For the past four years, the town’s revenues have substantially exceeded its expenditures. The town’s budget surplus in fiscal year 2022 was over $200,000 and its liquid assets had grown by the end of February 2023 to over $2.3 million.
Since 2018, the Town of Laytonsville has derived more money each year from income tax revenues than from any other category of taxes or fees. A portion of residents’ state and county income taxes are allocated to the town each year, and, as the town’s population has grown and its residents have prospered, the town’s annual revenues from those income tax receipts more than tripled between 2017 and 2022. The town’s property tax revenues have also grown over that same period, without any change in the tax rate, but they have not quite doubled. The growth in the town’s expenditures over the same period has been held to an even slower rate, and this has produced surpluses that have risen each year since 2017. With revenues from income taxes rising so substantially, a reduction in the municipal property tax rate is now appropriate.

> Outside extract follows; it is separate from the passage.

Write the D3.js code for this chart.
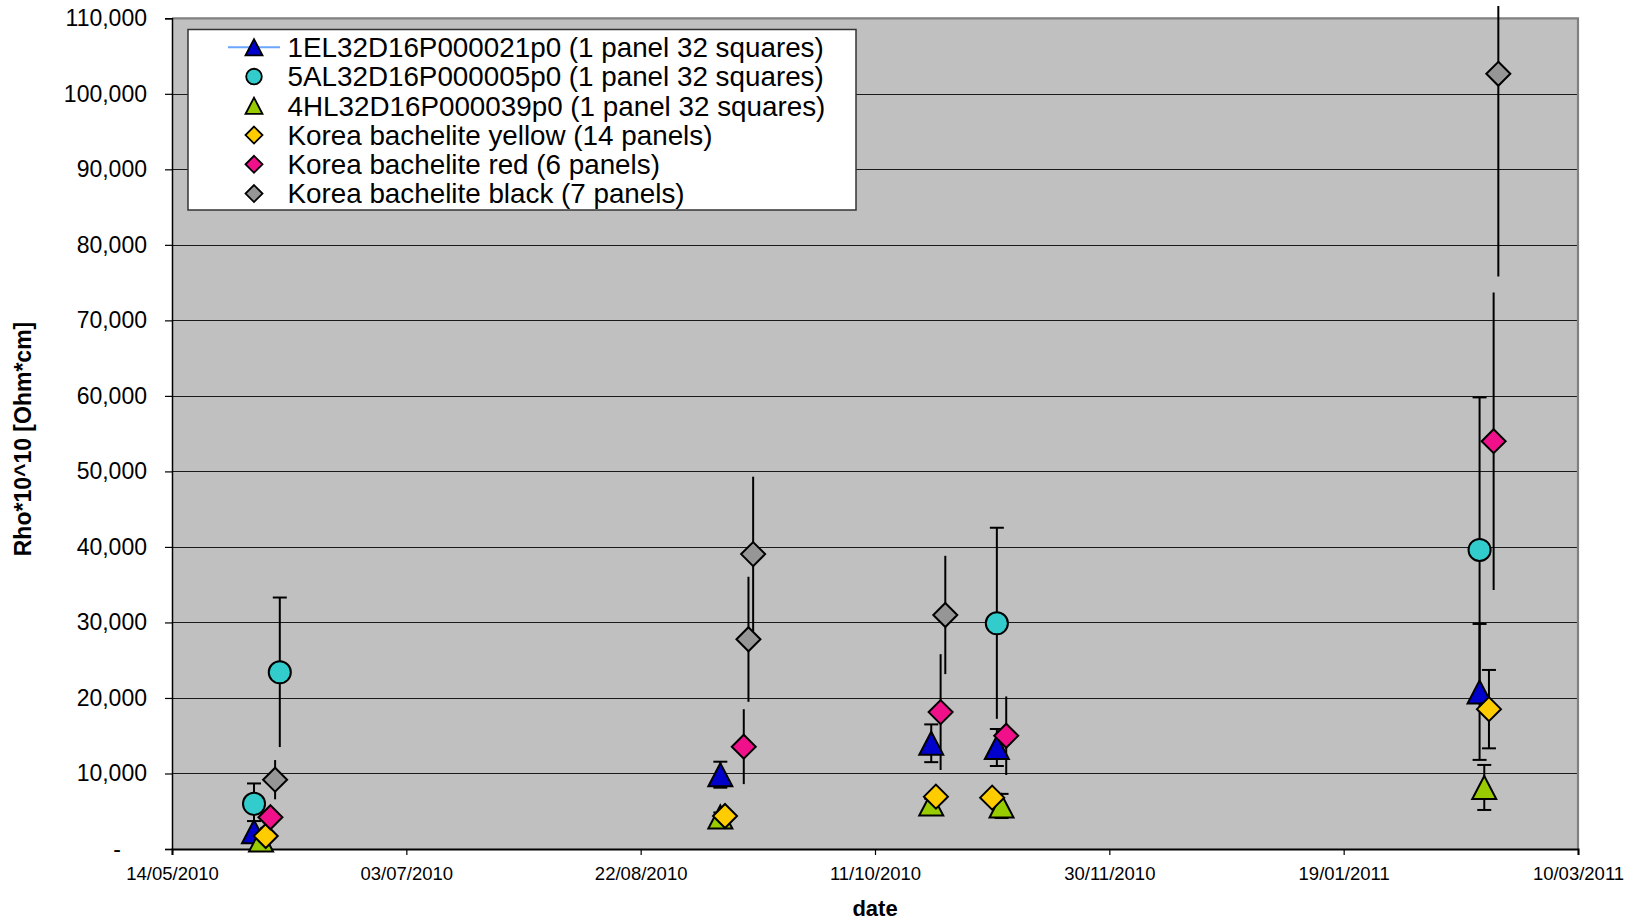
<!DOCTYPE html>
<html>
<head>
<meta charset="utf-8">
<script src="https://cdn.jsdelivr.net/npm/d3@7"></script>
<style>
  html, body { margin: 0; padding: 0; background: #fff; }
  svg { display: block; font-family: "Liberation Sans", Arial, sans-serif; }
</style>
</head>
<body>
<svg id="chart" width="1636" height="921"></svg>
<script>
// ---------------- data ----------------
const seriesNames = [
  "1EL32D16P000021p0 (1 panel 32 squares)",
  "5AL32D16P000005p0 (1 panel 32 squares)",
  "4HL32D16P000039p0 (1 panel 32 squares)",
  "Korea bachelite yellow (14 panels)",
  "Korea bachelite red (6 panels)",
  "Korea bachelite black (7 panels)"
];

const blueDates   = ["2010-05-31T12:00", "2010-09-08", "2010-10-23", "2010-11-06", "2011-02-17"];
const blueValues  = [2300, 9840, 14000, 13440, 20800];
const blueErrors  = [1400, 1720, 2500, 2450, 9000];

const cyanDates   = ["2010-05-31T12:00", "2010-06-06", "2010-11-06", "2011-02-17"];
const cyanValues  = [5980, 23400, 29890, 39600];
const cyanErrors  = [2700, 9900, 12650, 20200];

const greenDates  = ["2010-06-02", "2010-09-08", "2010-10-23", "2010-11-07", "2011-02-18"];
const greenValues = [1200, 4240, 5960, 5700, 8150];
const greenErrors = [500, 600, 700, 1600, 2980];

const yellowDates  = ["2010-06-03", "2010-09-09", "2010-10-24", "2010-11-05", "2011-02-19"];
const yellowValues = [1720, 4370, 6930, 6800, 18520];
const yellowErrors = [500, 600, 700, 700, 5190];

const redDates  = ["2010-06-04", "2010-09-13", "2010-10-25", "2010-11-08", "2011-02-20"];
const redValues = [4200, 13550, 18130, 15000, 54000];
const redErrors = [1000, 4960, 7670, 5200, 19700];

const blackDates  = ["2010-06-05", "2010-09-14", "2010-09-15", "2010-10-26", "2011-02-21"];
const blackValues = [9180, 27770, 39050, 30990, 102650];
const blackErrors = [2600, 8280, 10250, 7830, 26850];

const xTickDates = ["2010-05-14", "2010-07-03", "2010-08-22", "2010-10-11", "2010-11-30", "2011-01-19", "2011-03-10"];
const xTickLabels = ["14/05/2010", "03/07/2010", "22/08/2010", "11/10/2010", "30/11/2010", "19/01/2011", "10/03/2011"];
const yTicks = [0, 10000, 20000, 30000, 40000, 50000, 60000, 70000, 80000, 90000, 100000, 110000];

const yTitle = "Rho*10^10 [Ohm*cm]";
const xTitle = "date";

// ---------------- styles ----------------
const styles = [
  { fill: "#0000CC", shape: "triangle", capTop: true,  capBottom: true,  legendLine: "#6AA6FF" },
  { fill: "#33CCCC", shape: "circle",   capTop: true,  capBottom: false },
  { fill: "#99CC00", shape: "triangle", capTop: true,  capBottom: true },
  { fill: "#FFCC00", shape: "diamond",  capTop: true,  capBottom: true },
  { fill: "#F0108A", shape: "diamond",  capTop: false, capBottom: false },
  { fill: "#969696", shape: "diamond",  capTop: false, capBottom: false }
];

const parse = s => new Date(s.length > 10 ? s + "Z" : s + "T00:00Z");
const build = (dates, vals, errs) => dates.map((d, i) => ({ date: parse(d), value: vals[i], err: errs[i] }));
const series = [
  build(blueDates, blueValues, blueErrors),
  build(cyanDates, cyanValues, cyanErrors),
  build(greenDates, greenValues, greenErrors),
  build(yellowDates, yellowValues, yellowErrors),
  build(redDates, redValues, redErrors),
  build(blackDates, blackValues, blackErrors)
];

// ---------------- layout ----------------
const plot = { left: 172, right: 1578, top: 18.3, bottom: 849 };
const svg = d3.select("#chart");

const x = d3.scaleUtc()
  .domain([parse(xTickDates[0]), parse(xTickDates[xTickDates.length - 1])])
  .range([plot.left, plot.right]);
const y = d3.scaleLinear().domain([0, 110000]).range([plot.bottom, plot.top]);

// background
svg.append("rect")
  .attr("x", plot.left).attr("y", plot.top)
  .attr("width", plot.right - plot.left).attr("height", plot.bottom - plot.top)
  .attr("fill", "#C0C0C0");

// gridlines
svg.append("g").selectAll("line")
  .data(yTicks.filter(v => v > 0 && v < 110000))
  .join("line")
  .attr("x1", plot.left).attr("x2", plot.right)
  .attr("y1", d => Math.round(y(d)) + 0.5).attr("y2", d => Math.round(y(d)) + 0.5)
  .attr("stroke", "#1a1a1a").attr("stroke-width", 1.1);

// top & right border
svg.append("path")
  .attr("d", `M${plot.left},${plot.top}H${plot.right}V${plot.bottom}`)
  .attr("fill", "none").attr("stroke", "#808080").attr("stroke-width", 2.2);

// y axis
const yAxis = d3.axisLeft(y)
  .tickValues(yTicks)
  .tickSize(7)
  .tickPadding(18)
  .tickFormat(d => d === 0 ? "-" : d3.format(",")(d));
const gy = svg.append("g").attr("transform", `translate(${plot.left},0)`).call(yAxis);
gy.select(".domain").attr("stroke", "#000").attr("stroke-width", 1.5);
gy.selectAll(".tick line").attr("stroke", "#000").attr("stroke-width", 1.2);
gy.selectAll(".tick text")
  .attr("font-size", 23).attr("fill", "#000")
  .attr("font-family", "Liberation Sans, Arial, sans-serif")
  .attr("dx", d => d === 0 ? -26 : 0);

// x axis
const xAxis = d3.axisBottom(x)
  .tickValues(xTickDates.map(parse))
  .tickSize(6)
  .tickPadding(12)
  .tickFormat((d, i) => xTickLabels[i]);
const gx = svg.append("g").attr("transform", `translate(0,${plot.bottom})`).call(xAxis);
gx.select(".domain").attr("stroke", "#000").attr("stroke-width", 2);
gx.selectAll(".tick line").attr("stroke", "#000").attr("stroke-width", 1.2);
gx.selectAll(".tick text")
  .attr("font-size", 18.5).attr("fill", "#000")
  .attr("font-family", "Liberation Sans, Arial, sans-serif");

// axis titles
svg.append("text")
  .attr("transform", `translate(${31},${439}) rotate(-90)`)
  .attr("text-anchor", "middle")
  .attr("font-size", 23).attr("font-weight", "bold")
  .text(yTitle);
svg.append("text")
  .attr("x", (plot.left + plot.right) / 2).attr("y", 915.5)
  .attr("text-anchor", "middle")
  .attr("font-size", 22).attr("font-weight", "bold")
  .text(xTitle);

// clip for marks
svg.append("clipPath").attr("id", "clip")
  .append("rect").attr("x", 0).attr("y", 6).attr("width", 1636).attr("height", 915);

const marks = svg.append("g").attr("clip-path", "url(#clip)");

// error bars (all series first)
const capW = 7;
series.forEach((data, si) => {
  const st = styles[si];
  const g = marks.append("g");
  data.forEach(d => {
    const cx = x(d.date);
    const yt = y(d.value + d.err), yb = y(d.value - d.err);
    g.append("line").attr("x1", cx).attr("x2", cx).attr("y1", yt).attr("y2", yb)
      .attr("stroke", "#000").attr("stroke-width", 2);
    if (st.capTop) g.append("line").attr("x1", cx - capW).attr("x2", cx + capW)
      .attr("y1", yt).attr("y2", yt).attr("stroke", "#000").attr("stroke-width", 2);
    if (st.capBottom) g.append("line").attr("x1", cx - capW).attr("x2", cx + capW)
      .attr("y1", yb).attr("y2", yb).attr("stroke", "#000").attr("stroke-width", 2);
  });
});

function shapePath(shape, s) {
  if (shape === "triangle") return `M0,${-s * 0.96}L${s},${s * 0.96}L${-s},${s * 0.96}Z`;
  if (shape === "diamond") return `M0,${-s}L${s},0L0,${s}L${-s},0Z`;
  return null;
}
function drawMarker(g, st, cx, cy, s, sw) {
  if (st.shape === "circle") {
    g.append("circle").attr("cx", cx).attr("cy", cy).attr("r", s * 0.92)
      .attr("fill", st.fill).attr("stroke", "#000").attr("stroke-width", sw);
  } else {
    g.append("path").attr("d", shapePath(st.shape, s))
      .attr("transform", `translate(${cx},${cy})`)
      .attr("fill", st.fill).attr("stroke", "#000").attr("stroke-width", sw)
      .attr("stroke-linejoin", "miter");
  }
}

// markers
series.forEach((data, si) => {
  const g = marks.append("g");
  data.forEach(d => drawMarker(g, styles[si], x(d.date), y(d.value), 12, 2));
});

// legend
const lg = svg.append("g");
lg.append("rect")
  .attr("x", 188).attr("y", 29.5).attr("width", 668).attr("height", 180.5)
  .attr("fill", "#fff").attr("stroke", "#333").attr("stroke-width", 1.5);
seriesNames.forEach((name, i) => {
  const cy = 47.3 + i * 29.25;
  const st = styles[i];
  if (st.legendLine) {
    lg.append("line").attr("x1", 228).attr("x2", 280).attr("y1", cy).attr("y2", cy)
      .attr("stroke", st.legendLine).attr("stroke-width", 2);
  }
  drawMarker(lg, st, 254, cy, 8.5, 1.8);
  lg.append("text").attr("x", 287.5).attr("y", cy + 9.8)
    .attr("font-size", 27.8).attr("fill", "#000")
    .text(name);
});
</script>
</body>
</html>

I believe that the town now has adequate cash reserves for its foreseeable needs and should seek to set a municipal property tax rate that, together with other income sources, would more closely correlate with its pattern of expenditures. I moved to Laytonsville in 2005, and in that year the municipal property tax rate was 16 cents per $100 of assessed property value. Over the next decade the tax rate was reduced three times, then raised once, and then reduced twice more, bringing it by 2015 to a rate of 9 cents per $100 of assessed property value. That represents an overall rate-reduction of 44 percent over the decade before 2015. Since then, however, the municipal property tax rate has stayed at 9 cents per $100 of assessed property value each year. In light of the town’s growing budget surpluses, I believe that the town should once again reduce its municipal property tax rate.

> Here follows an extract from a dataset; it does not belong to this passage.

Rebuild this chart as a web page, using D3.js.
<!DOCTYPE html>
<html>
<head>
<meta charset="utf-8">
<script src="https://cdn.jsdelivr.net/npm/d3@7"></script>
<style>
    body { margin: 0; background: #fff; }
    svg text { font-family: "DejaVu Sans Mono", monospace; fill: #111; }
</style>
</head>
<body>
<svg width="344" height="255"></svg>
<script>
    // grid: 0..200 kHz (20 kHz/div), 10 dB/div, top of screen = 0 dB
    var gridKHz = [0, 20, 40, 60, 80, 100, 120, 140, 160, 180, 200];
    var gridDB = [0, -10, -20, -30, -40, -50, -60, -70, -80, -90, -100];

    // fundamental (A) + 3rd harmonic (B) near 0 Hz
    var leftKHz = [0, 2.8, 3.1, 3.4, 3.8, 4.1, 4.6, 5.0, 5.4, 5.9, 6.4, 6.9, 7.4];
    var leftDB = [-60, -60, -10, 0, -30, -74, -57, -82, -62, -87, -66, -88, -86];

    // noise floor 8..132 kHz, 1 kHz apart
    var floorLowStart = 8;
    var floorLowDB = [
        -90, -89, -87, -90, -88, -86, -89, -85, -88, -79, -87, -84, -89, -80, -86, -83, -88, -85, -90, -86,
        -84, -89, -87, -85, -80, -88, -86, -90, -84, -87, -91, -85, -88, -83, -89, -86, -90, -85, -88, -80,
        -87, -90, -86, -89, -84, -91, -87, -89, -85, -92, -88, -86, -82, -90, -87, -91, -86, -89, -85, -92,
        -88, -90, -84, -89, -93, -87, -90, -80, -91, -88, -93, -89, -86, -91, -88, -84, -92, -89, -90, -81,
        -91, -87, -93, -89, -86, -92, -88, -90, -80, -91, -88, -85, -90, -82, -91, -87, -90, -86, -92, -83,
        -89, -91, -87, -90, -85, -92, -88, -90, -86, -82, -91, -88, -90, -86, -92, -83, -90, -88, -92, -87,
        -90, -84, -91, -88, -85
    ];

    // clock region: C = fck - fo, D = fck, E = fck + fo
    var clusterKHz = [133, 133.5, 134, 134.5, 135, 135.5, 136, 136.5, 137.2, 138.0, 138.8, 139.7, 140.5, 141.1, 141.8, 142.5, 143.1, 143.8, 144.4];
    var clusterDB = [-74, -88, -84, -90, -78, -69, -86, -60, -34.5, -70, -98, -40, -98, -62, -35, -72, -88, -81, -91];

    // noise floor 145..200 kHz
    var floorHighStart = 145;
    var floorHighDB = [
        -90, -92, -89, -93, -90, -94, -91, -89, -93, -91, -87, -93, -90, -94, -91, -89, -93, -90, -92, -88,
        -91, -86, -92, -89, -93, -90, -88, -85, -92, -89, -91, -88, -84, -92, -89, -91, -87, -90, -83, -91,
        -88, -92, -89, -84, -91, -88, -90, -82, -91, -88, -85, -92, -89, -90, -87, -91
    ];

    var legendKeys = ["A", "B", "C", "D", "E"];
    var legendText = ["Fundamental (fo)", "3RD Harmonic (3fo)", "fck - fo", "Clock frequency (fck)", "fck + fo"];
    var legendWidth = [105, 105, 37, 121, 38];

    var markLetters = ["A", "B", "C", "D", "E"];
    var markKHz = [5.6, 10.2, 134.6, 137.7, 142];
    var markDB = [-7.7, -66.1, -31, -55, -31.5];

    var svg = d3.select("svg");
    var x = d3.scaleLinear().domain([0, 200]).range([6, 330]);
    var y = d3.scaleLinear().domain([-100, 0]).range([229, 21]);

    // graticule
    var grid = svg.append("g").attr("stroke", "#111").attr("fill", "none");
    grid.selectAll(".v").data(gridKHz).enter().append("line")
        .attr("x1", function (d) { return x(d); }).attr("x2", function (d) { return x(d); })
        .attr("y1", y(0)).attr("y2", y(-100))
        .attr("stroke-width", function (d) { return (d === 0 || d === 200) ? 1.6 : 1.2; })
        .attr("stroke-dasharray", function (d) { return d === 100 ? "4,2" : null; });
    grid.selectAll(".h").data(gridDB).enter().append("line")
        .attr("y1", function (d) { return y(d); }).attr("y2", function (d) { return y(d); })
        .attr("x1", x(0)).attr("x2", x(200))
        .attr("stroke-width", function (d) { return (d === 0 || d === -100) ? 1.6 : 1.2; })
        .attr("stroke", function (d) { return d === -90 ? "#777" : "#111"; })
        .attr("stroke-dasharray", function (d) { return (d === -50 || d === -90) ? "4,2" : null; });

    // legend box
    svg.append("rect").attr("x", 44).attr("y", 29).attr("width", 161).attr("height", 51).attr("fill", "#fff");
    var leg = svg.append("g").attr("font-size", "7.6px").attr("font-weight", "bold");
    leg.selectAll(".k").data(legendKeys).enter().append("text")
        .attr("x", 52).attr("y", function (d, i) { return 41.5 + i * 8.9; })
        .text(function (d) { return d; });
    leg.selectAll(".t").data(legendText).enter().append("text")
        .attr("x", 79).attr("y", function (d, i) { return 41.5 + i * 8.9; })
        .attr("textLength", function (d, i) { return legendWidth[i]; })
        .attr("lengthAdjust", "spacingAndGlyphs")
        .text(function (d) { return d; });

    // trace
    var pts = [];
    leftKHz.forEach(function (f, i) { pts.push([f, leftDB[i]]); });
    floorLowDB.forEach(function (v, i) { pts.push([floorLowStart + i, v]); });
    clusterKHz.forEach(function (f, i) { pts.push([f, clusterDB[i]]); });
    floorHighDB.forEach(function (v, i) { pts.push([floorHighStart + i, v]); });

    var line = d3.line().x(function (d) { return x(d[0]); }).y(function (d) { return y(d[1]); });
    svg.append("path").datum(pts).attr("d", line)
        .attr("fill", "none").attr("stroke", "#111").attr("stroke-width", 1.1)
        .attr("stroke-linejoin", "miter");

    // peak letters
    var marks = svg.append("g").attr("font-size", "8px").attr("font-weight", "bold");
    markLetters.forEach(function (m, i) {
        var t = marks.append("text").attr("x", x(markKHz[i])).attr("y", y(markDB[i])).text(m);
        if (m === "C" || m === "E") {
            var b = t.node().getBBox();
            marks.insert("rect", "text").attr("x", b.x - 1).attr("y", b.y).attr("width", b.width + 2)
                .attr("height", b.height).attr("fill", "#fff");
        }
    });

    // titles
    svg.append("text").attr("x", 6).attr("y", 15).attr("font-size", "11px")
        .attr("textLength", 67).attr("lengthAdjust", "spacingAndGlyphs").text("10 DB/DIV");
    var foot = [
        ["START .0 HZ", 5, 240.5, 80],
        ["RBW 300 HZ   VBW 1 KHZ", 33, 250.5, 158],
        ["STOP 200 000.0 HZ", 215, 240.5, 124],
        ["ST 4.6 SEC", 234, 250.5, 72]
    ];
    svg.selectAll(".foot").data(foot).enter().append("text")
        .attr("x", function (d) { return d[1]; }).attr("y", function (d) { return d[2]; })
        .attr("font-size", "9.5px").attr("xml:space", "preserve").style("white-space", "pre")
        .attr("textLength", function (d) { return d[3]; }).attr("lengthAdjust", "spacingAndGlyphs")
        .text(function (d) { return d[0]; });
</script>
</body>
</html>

A municipal property tax reduction this year will be particularly timely in light of our county executive’s proposal for a significant increase in the county’s property tax rate, Such an increase will affect town residents as well as by those living elsewhere in the county. But at least Laytonsville can diminish the impact of a county property tax rate increase on its residents by reducing its municipal property tax at this time. The town will hold a public hearing over Zoom on June 6 on its budget and property tax rate for the fiscal year beginning on July 1. I urge residents both to support me for mayor in the election on June 12 and to join me in calling for a lower municipal tax rate at the town’s budget and tax-rate hearing on June 6.